# [AIM OF THE EXERCISE]
Make an exact copy of all the material below, apart from the pictures.

# [DATA LINES]

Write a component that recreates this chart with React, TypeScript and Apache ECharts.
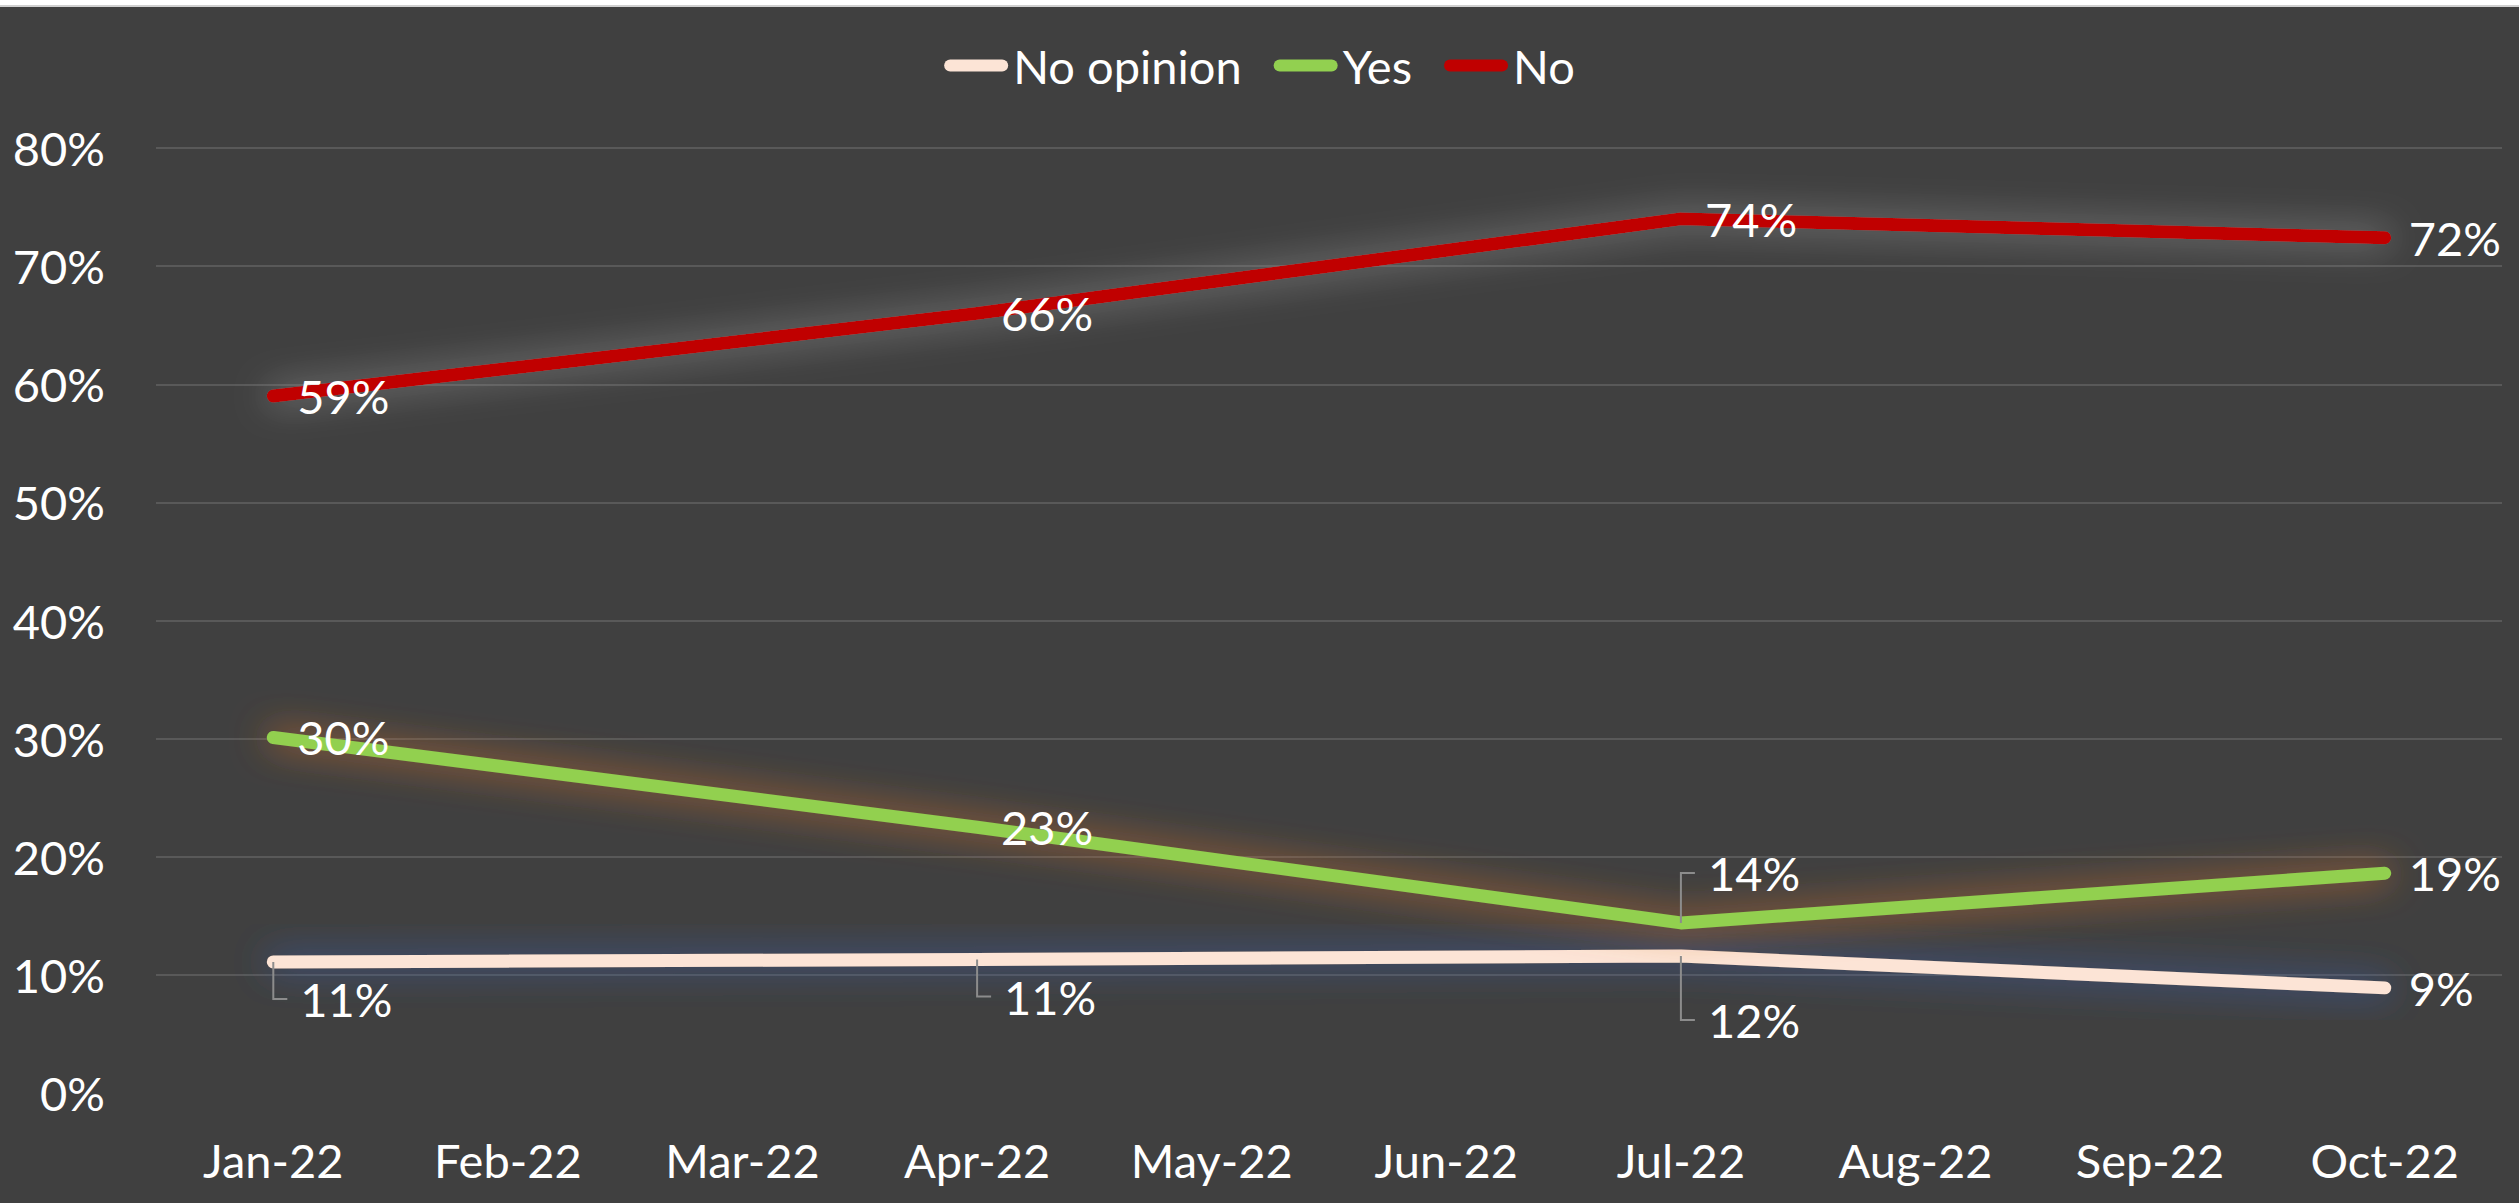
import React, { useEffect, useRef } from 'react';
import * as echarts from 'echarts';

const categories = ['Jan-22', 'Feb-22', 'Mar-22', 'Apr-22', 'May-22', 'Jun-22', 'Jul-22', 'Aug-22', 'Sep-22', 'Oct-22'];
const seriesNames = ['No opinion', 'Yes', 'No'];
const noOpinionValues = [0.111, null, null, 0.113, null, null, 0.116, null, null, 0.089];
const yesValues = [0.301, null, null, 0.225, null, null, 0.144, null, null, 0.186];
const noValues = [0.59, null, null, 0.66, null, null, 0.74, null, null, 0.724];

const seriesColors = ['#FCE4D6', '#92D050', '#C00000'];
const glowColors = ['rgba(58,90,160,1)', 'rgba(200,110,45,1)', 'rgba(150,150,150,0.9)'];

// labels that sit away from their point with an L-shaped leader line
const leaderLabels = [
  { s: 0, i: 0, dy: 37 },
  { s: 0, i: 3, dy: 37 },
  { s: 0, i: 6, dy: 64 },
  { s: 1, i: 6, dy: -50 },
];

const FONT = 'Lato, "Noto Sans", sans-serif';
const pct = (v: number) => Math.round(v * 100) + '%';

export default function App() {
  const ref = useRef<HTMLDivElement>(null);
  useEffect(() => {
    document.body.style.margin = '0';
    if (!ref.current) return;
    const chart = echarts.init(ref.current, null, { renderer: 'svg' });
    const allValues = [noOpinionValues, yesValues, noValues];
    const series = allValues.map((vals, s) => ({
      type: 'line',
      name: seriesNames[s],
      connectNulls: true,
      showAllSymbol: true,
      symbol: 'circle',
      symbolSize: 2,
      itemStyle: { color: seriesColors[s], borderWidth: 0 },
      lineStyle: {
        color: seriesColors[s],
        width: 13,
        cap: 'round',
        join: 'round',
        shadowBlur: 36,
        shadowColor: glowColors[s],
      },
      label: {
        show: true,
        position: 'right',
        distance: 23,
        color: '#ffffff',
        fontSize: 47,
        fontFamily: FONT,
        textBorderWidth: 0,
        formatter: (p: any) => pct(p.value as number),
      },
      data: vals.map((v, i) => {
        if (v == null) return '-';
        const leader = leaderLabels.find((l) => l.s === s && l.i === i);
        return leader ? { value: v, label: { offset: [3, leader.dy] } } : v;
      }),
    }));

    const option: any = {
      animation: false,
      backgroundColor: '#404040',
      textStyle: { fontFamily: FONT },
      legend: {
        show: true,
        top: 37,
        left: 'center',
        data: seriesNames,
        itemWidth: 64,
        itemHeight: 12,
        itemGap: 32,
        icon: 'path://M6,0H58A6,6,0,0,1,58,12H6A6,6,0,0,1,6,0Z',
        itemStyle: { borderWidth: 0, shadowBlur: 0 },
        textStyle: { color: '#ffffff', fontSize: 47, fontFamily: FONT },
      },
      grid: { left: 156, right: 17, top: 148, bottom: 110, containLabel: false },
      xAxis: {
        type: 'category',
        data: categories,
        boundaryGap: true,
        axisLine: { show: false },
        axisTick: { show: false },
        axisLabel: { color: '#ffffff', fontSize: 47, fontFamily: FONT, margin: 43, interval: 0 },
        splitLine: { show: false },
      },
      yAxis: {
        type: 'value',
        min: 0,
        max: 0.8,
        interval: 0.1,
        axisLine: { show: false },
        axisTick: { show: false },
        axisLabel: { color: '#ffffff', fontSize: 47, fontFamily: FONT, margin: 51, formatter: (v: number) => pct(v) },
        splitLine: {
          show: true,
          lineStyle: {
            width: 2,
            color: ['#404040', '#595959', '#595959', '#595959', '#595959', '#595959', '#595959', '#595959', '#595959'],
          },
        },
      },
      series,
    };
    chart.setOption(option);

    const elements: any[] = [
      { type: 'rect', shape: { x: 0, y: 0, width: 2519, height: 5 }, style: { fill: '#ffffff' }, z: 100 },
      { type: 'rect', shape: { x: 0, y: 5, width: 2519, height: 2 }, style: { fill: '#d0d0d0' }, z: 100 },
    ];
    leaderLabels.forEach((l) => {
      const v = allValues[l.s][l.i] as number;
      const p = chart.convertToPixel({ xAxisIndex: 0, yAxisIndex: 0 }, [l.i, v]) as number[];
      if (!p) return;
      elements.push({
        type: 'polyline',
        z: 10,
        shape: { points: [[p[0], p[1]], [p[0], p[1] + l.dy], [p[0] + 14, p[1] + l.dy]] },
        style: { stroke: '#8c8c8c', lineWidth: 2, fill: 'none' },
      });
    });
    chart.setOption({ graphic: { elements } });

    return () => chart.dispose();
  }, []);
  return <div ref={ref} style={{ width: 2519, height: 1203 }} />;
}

# [RESPONSE TO THIS EXERCISE]
Write a component that recreates this chart with React, TypeScript and Apache ECharts.
import React, { useEffect, useRef } from 'react';
import * as echarts from 'echarts';

const categories = ['Jan-22', 'Feb-22', 'Mar-22', 'Apr-22', 'May-22', 'Jun-22', 'Jul-22', 'Aug-22', 'Sep-22', 'Oct-22'];
const seriesNames = ['No opinion', 'Yes', 'No'];
const noOpinionValues = [0.111, null, null, 0.113, null, null, 0.116, null, null, 0.089];
const yesValues = [0.301, null, null, 0.225, null, null, 0.144, null, null, 0.186];
const noValues = [0.59, null, null, 0.66, null, null, 0.74, null, null, 0.724];

const seriesColors = ['#FCE4D6', '#92D050', '#C00000'];
const glowColors = ['rgba(58,90,160,1)', 'rgba(200,110,45,1)', 'rgba(150,150,150,0.9)'];

// labels that sit away from their point with an L-shaped leader line
const leaderLabels = [
  { s: 0, i: 0, dy: 37 },
  { s: 0, i: 3, dy: 37 },
  { s: 0, i: 6, dy: 64 },
  { s: 1, i: 6, dy: -50 },
];

const FONT = 'Lato, "Noto Sans", sans-serif';
const pct = (v: number) => Math.round(v * 100) + '%';

export default function App() {
  const ref = useRef<HTMLDivElement>(null);
  useEffect(() => {
    document.body.style.margin = '0';
    if (!ref.current) return;
    const chart = echarts.init(ref.current, null, { renderer: 'svg' });
    const allValues = [noOpinionValues, yesValues, noValues];
    const series = allValues.map((vals, s) => ({
      type: 'line',
      name: seriesNames[s],
      connectNulls: true,
      showAllSymbol: true,
      symbol: 'circle',
      symbolSize: 2,
      itemStyle: { color: seriesColors[s], borderWidth: 0 },
      lineStyle: {
        color: seriesColors[s],
        width: 13,
        cap: 'round',
        join: 'round',
        shadowBlur: 36,
        shadowColor: glowColors[s],
      },
      label: {
        show: true,
        position: 'right',
        distance: 23,
        color: '#ffffff',
        fontSize: 47,
        fontFamily: FONT,
        textBorderWidth: 0,
        formatter: (p: any) => pct(p.value as number),
      },
      data: vals.map((v, i) => {
        if (v == null) return '-';
        const leader = leaderLabels.find((l) => l.s === s && l.i === i);
        return leader ? { value: v, label: { offset: [3, leader.dy] } } : v;
      }),
    }));

    const option: any = {
      animation: false,
      backgroundColor: '#404040',
      textStyle: { fontFamily: FONT },
      legend: {
        show: true,
        top: 37,
        left: 'center',
        data: seriesNames,
        itemWidth: 64,
        itemHeight: 12,
        itemGap: 32,
        icon: 'path://M6,0H58A6,6,0,0,1,58,12H6A6,6,0,0,1,6,0Z',
        itemStyle: { borderWidth: 0, shadowBlur: 0 },
        textStyle: { color: '#ffffff', fontSize: 47, fontFamily: FONT },
      },
      grid: { left: 156, right: 17, top: 148, bottom: 110, containLabel: false },
      xAxis: {
        type: 'category',
        data: categories,
        boundaryGap: true,
        axisLine: { show: false },
        axisTick: { show: false },
        axisLabel: { color: '#ffffff', fontSize: 47, fontFamily: FONT, margin: 43, interval: 0 },
        splitLine: { show: false },
      },
      yAxis: {
        type: 'value',
        min: 0,
        max: 0.8,
        interval: 0.1,
        axisLine: { show: false },
        axisTick: { show: false },
        axisLabel: { color: '#ffffff', fontSize: 47, fontFamily: FONT, margin: 51, formatter: (v: number) => pct(v) },
        splitLine: {
          show: true,
          lineStyle: {
            width: 2,
            color: ['#404040', '#595959', '#595959', '#595959', '#595959', '#595959', '#595959', '#595959', '#595959'],
          },
        },
      },
      series,
    };
    chart.setOption(option);

    const elements: any[] = [
      { type: 'rect', shape: { x: 0, y: 0, width: 2519, height: 5 }, style: { fill: '#ffffff' }, z: 100 },
      { type: 'rect', shape: { x: 0, y: 5, width: 2519, height: 2 }, style: { fill: '#d0d0d0' }, z: 100 },
    ];
    leaderLabels.forEach((l) => {
      const v = allValues[l.s][l.i] as number;
      const p = chart.convertToPixel({ xAxisIndex: 0, yAxisIndex: 0 }, [l.i, v]) as number[];
      if (!p) return;
      elements.push({
        type: 'polyline',
        z: 10,
        shape: { points: [[p[0], p[1]], [p[0], p[1] + l.dy], [p[0] + 14, p[1] + l.dy]] },
        style: { stroke: '#8c8c8c', lineWidth: 2, fill: 'none' },
      });
    });
    chart.setOption({ graphic: { elements } });

    return () => chart.dispose();
  }, []);
  return <div ref={ref} style={{ width: 2519, height: 1203 }} />;
}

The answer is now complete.